EXERCISE PROMPT:
Leaving the pictures out, print the lines from the first line of the listing through the line containing "from matplotlib.patches import Patch", exactly as they read, and no others.

● ● ●

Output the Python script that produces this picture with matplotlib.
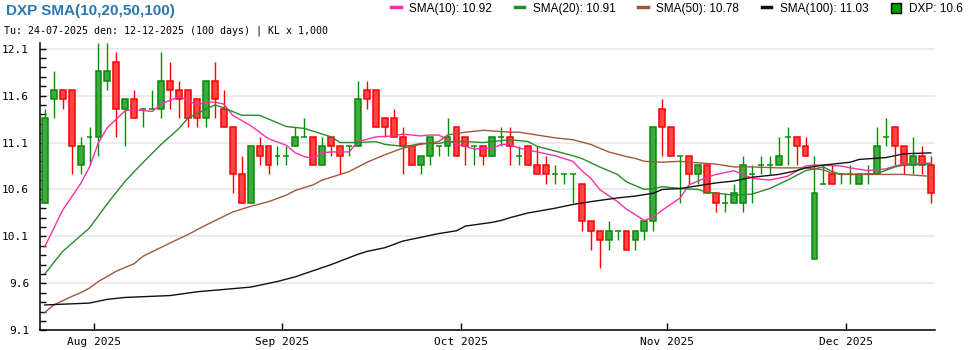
import numpy as np
import matplotlib
matplotlib.use('Agg')
import matplotlib.pyplot as plt
from matplotlib.lines import Line2D
from matplotlib.patches import Patch

# %% data: DXP daily candles, 24-07-2025 .. 12-12-2025 (100 trading days)
opens = [10.5, 11.6, 11.7, 11.7, 10.9, 11.2, 11.2, 11.8, 12.0, 11.5,
         11.6, 11.5, 11.5, 11.5, 11.8, 11.7, 11.7, 11.6, 11.4, 11.8,
         11.5, 11.3, 10.8, 10.5, 11.1, 11.1, 11.0, 11.0, 11.1, 11.2,
         11.2, 10.9, 11.2, 11.1, 11.1, 11.1, 11.7, 11.7, 11.4, 11.4,
         11.2, 11.1, 10.9, 11.0, 11.1, 11.1, 11.3, 11.2, 11.1, 11.1,
         11.0, 11.2, 11.2, 11.0, 11.1, 10.9, 10.9, 10.8, 10.8, 10.8,
         10.7, 10.3, 10.2, 10.1, 10.2, 10.2, 10.1, 10.2, 10.3, 11.5,
         11.3, 11.0, 11.0, 10.8, 10.9, 10.6, 10.5, 10.5, 10.5, 10.8,
         10.9, 10.9, 10.9, 11.2, 11.2, 11.1, 9.9, 10.7, 10.8, 10.8,
         10.8, 10.7, 10.8, 10.8, 11.2, 11.3, 11.1, 10.9, 11.0, 10.9]
highs = [11.5, 11.9, 11.7, 11.7, 11.2, 11.3, 12.2, 12.2, 12.1, 11.6,
         11.7, 11.5, 11.7, 12.1, 12.0, 11.8, 11.7, 11.6, 11.8, 12.0,
         11.7, 11.3, 11.0, 11.1, 11.2, 11.1, 11.1, 11.1, 11.3, 11.4,
         11.2, 11.2, 11.2, 11.1, 11.1, 11.8, 11.8, 11.7, 11.4, 11.5,
         11.3, 11.1, 11.0, 11.2, 11.1, 11.4, 11.3, 11.2, 11.1, 11.1,
         11.2, 11.3, 11.3, 11.1, 11.1, 11.1, 11.0, 10.9, 10.8, 10.8,
         10.7, 10.3, 10.2, 10.3, 10.2, 10.2, 10.2, 10.3, 11.3, 11.6,
         11.3, 11.0, 11.0, 10.9, 10.9, 10.6, 10.6, 10.7, 11.0, 10.9,
         11.0, 11.0, 11.2, 11.3, 11.2, 11.2, 11.0, 10.9, 10.9, 10.8,
         10.9, 10.8, 10.9, 11.3, 11.4, 11.3, 11.1, 11.2, 11.1, 11.0]
lows = [10.5, 11.4, 11.5, 10.8, 10.8, 10.9, 11.0, 11.7, 11.2, 11.1,
        11.4, 11.3, 11.5, 11.4, 11.5, 11.4, 11.3, 11.3, 11.3, 11.4,
        11.3, 10.6, 10.5, 10.5, 10.9, 10.8, 10.9, 10.9, 11.1, 11.2,
        10.9, 10.9, 11.0, 10.8, 11.0, 11.1, 11.5, 11.3, 11.2, 11.2,
        10.8, 10.9, 10.8, 10.9, 11.0, 11.0, 11.0, 10.9, 10.9, 10.9,
        11.0, 11.1, 10.9, 10.9, 10.9, 10.8, 10.7, 10.7, 10.7, 10.5,
        10.2, 10.0, 9.8, 10.0, 10.1, 10.0, 10.0, 10.1, 10.2, 11.0,
        11.0, 10.5, 10.7, 10.7, 10.6, 10.4, 10.4, 10.5, 10.4, 10.5,
        10.8, 10.8, 10.9, 10.9, 10.9, 11.0, 9.9, 10.7, 10.7, 10.7,
        10.7, 10.7, 10.7, 10.8, 11.1, 10.9, 10.8, 10.8, 10.8, 10.5]
closes = [11.4, 11.7, 11.6, 11.1, 11.1, 11.2, 11.9, 11.9, 11.5, 11.6,
          11.4, 11.5, 11.5, 11.8, 11.7, 11.6, 11.4, 11.4, 11.8, 11.6,
          11.3, 10.8, 10.5, 11.1, 11.0, 10.9, 11.0, 11.0, 11.2, 11.2,
          10.9, 11.1, 11.1, 11.0, 11.1, 11.6, 11.6, 11.3, 11.3, 11.2,
          11.1, 10.9, 11.0, 11.2, 11.1, 11.2, 11.0, 11.1, 11.1, 11.0,
          11.2, 11.2, 11.1, 11.0, 10.9, 10.8, 10.8, 10.8, 10.8, 10.8,
          10.3, 10.2, 10.1, 10.2, 10.2, 10.0, 10.2, 10.3, 11.3, 11.3,
          11.0, 11.0, 10.8, 10.9, 10.6, 10.5, 10.5, 10.6, 10.9, 10.8,
          10.9, 10.9, 11.0, 11.2, 11.1, 11.0, 10.6, 10.7, 10.7, 10.8,
          10.8, 10.8, 10.8, 11.1, 11.2, 11.1, 10.9, 11.0, 10.9, 10.6]

# moving averages (trading-day index, value)
sma10_day = [0, 2, 4, 5, 6, 7, 9, 10, 12, 13, 15, 16, 17, 18, 19, 20, 21, 23, 25, 27,
             28, 29, 30, 31, 32, 34, 35, 37, 39, 40, 42, 43, 44, 45, 46, 47, 48, 50, 51, 52,
             53, 55, 57, 59, 60, 61, 62, 64, 65, 67, 68, 69, 71, 72, 74, 75, 77, 78, 79, 81,
             83, 85, 86, 89, 90, 92, 94, 95, 96, 98, 99]
sma10_val = [10.03, 10.42, 10.70, 10.88, 11.14, 11.30, 11.48, 11.49, 11.47, 11.55,
             11.63, 11.59, 11.54, 11.57, 11.57, 11.55, 11.43, 11.32, 11.18, 11.11,
             11.03, 10.99, 10.97, 11.03, 11.04, 11.04, 11.15, 11.20, 11.21, 11.23,
             11.21, 11.22, 11.22, 11.17, 11.12, 11.10, 11.07, 11.08, 11.12, 11.12,
             11.08, 11.04, 11.00, 10.94, 10.84, 10.76, 10.64, 10.51, 10.43, 10.31,
             10.35, 10.42, 10.55, 10.69, 10.77, 10.80, 10.84, 10.80, 10.76, 10.74,
             10.78, 10.89, 10.90, 10.89, 10.87, 10.84, 10.86, 10.89, 10.91, 10.92, 10.92]
sma20_day = [0, 2, 5, 7, 9, 11, 13, 15, 16, 19, 20, 22, 24, 27, 28, 29, 30, 32, 33, 35,
             37, 38, 40, 41, 42, 44, 45, 47, 49, 51, 52, 54, 55, 57, 59, 60, 62, 64, 65, 67,
             68, 69, 71, 73, 74, 76, 77, 79, 81, 83, 85, 87, 88, 89, 91, 93, 95, 96, 98, 99]
sma20_val = [9.74, 9.98, 10.23, 10.49, 10.73, 10.93, 11.12, 11.29, 11.40, 11.54,
             11.51, 11.43, 11.43, 11.31, 11.30, 11.29, 11.26, 11.20, 11.14, 11.14,
             11.15, 11.12, 11.10, 11.11, 11.13, 11.13, 11.15, 11.15, 11.14, 11.16,
             11.17, 11.15, 11.10, 11.05, 11.00, 10.97, 10.88, 10.80, 10.72, 10.64,
             10.65, 10.67, 10.65, 10.64, 10.61, 10.59, 10.58, 10.59, 10.65, 10.74,
             10.84, 10.88, 10.83, 10.80, 10.80, 10.81, 10.88, 10.90, 10.91, 10.91]
sma50_day = [0, 1, 3, 4, 5, 6, 8, 10, 11, 14, 16, 18, 21, 23, 25, 27, 28, 30, 31, 34,
             36, 38, 40, 42, 44, 45, 47, 49, 52, 53, 55, 57, 59, 61, 63, 65, 66, 67, 69, 71,
             72, 75, 77, 79, 82, 85, 87, 88, 90, 93, 96, 99]
sma50_val = [9.33, 9.41, 9.50, 9.54, 9.59, 9.66, 9.77, 9.85, 9.93, 10.07,
             10.16, 10.26, 10.40, 10.46, 10.51, 10.58, 10.63, 10.69, 10.74, 10.83,
             10.93, 11.01, 11.08, 11.12, 11.15, 11.22, 11.25, 11.27, 11.25, 11.25,
             11.22, 11.19, 11.17, 11.12, 11.04, 10.99, 10.97, 10.94, 10.93, 10.94,
             10.93, 10.91, 10.88, 10.88, 10.87, 10.87, 10.85, 10.81, 10.80, 10.80,
             10.80, 10.78]
sma100_day = [0, 5, 7, 9, 14, 17, 23, 26, 28, 32, 35, 36, 38, 40, 42, 44, 46, 47, 50, 51,
              52, 54, 57, 59, 61, 64, 66, 68, 69, 71, 73, 75, 77, 79, 82, 84, 85, 87, 90, 91,
              94, 96, 99]
sma100_val = [9.41, 9.43, 9.47, 9.49, 9.51, 9.55, 9.60, 9.66, 9.71, 9.84,
              9.95, 9.98, 10.02, 10.09, 10.13, 10.17, 10.20, 10.25, 10.29, 10.31,
              10.34, 10.39, 10.44, 10.48, 10.51, 10.55, 10.57, 10.60, 10.64, 10.65,
              10.68, 10.71, 10.73, 10.77, 10.80, 10.84, 10.87, 10.90, 10.93, 10.96,
              10.98, 11.02, 11.03]

month_ticks = [6, 27, 47, 70, 90]
month_labels = ['Aug 2025', 'Sep 2025', 'Oct 2025', 'Nov 2025', 'Dec 2025']

# %% figure
mono = 'DejaVu Sans Mono'
sans = 'Liberation Sans'
W, H = 970, 350
fig = plt.figure(figsize=(W / 100, H / 100), dpi=100)
ax = fig.add_axes([40.3 / W, (H - 330.3) / H, 895 / W, (330.3 - 43) / H])

n = len(closes)
x = np.arange(n) + 0.5
o = np.array(opens)
c = np.array(closes)
up = c >= o
edge = np.where(up, '#078a07', '#ff0000')
fill = np.where(up, '#3dab3d', '#ff4545')

ax.vlines(x, lows, highs, colors=edge, lw=1, zorder=2)
ax.bar(x, np.abs(c - o), bottom=np.minimum(o, c), width=0.66, color=fill,
       edgecolor=edge, linewidth=1.1, zorder=3)

sma_styles = [('SMA(10)', sma10_day, sma10_val, '#ff2ea6'),
              ('SMA(20)', sma20_day, sma20_val, '#2a8a2a'),
              ('SMA(50)', sma50_day, sma50_val, '#a0583a'),
              ('SMA(100)', sma100_day, sma100_val, '#111111')]
for name, d, v, col in sma_styles:
    ax.plot(np.array(d) + 0.5, v, color=col, lw=1.0, zorder=4)

# axes cosmetics
ax.set_xlim(0, n)
ax.set_ylim(9.14, 12.2)
ax.set_yticks(np.arange(9.14, 12.15, 0.5))
ax.set_yticks(np.arange(9.14, 12.15, 0.1), minor=True)
ax.yaxis.set_major_formatter(matplotlib.ticker.FormatStrFormatter('%.1f'))
ax.set_xticks(month_ticks)
ax.set_xticklabels(month_labels)
ax.grid(axis='y', which='major', color='#e8e8e8', lw=1.2, zorder=0)
ax.set_axisbelow(True)
for s in ['top', 'right']:
    ax.spines[s].set_visible(False)
for s in ['left', 'bottom']:
    ax.spines[s].set_linewidth(1.1)
ax.tick_params(axis='y', which='both', direction='in', length=4, width=1, pad=8)
ax.tick_params(axis='x', direction='in', length=5, width=1, pad=5)
for lbl in ax.get_xticklabels() + ax.get_yticklabels():
    lbl.set_fontfamily(mono)
    lbl.set_fontsize(8)

# header texts
fig.text(6 / W, 1 - 11 / H, 'DXP SMA(10,20,50,100)', fontsize=11, fontweight='bold',
         color='#2a78b4', family=sans, va='center')
fig.text(4 / W, 1 - 31 / H, 'Tu: 24-07-2025 den: 12-12-2025 (100 days) | KL x 1,000',
         fontsize=7.2, family=mono, va='center')

handles = [Line2D([], [], color=col, lw=2.5) for _, _, _, col in sma_styles]
labels = [f'{name}: {v[-1]:.2f}' for name, _, v, _ in sma_styles]
handles.append(Patch(facecolor='#009900', edgecolor='black', lw=1))
labels.append(f'DXP: {closes[-1]:g}')
fig.legend(handles, labels, ncol=5, loc='upper right', bbox_to_anchor=(968 / W, 1.005),
           frameon=False, handlelength=0.8, handleheight=0.9, handletextpad=0.75,
           columnspacing=1.9, borderaxespad=0.0, prop={'family': sans, 'size': 8.5})

plt.savefig('out.png', dpi=100)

● ● ●

ANSWER TO THIS PROBLEM:
Output the Python script that produces this picture with matplotlib.
import numpy as np
import matplotlib
matplotlib.use('Agg')
import matplotlib.pyplot as plt
from matplotlib.lines import Line2D
from matplotlib.patches import Patch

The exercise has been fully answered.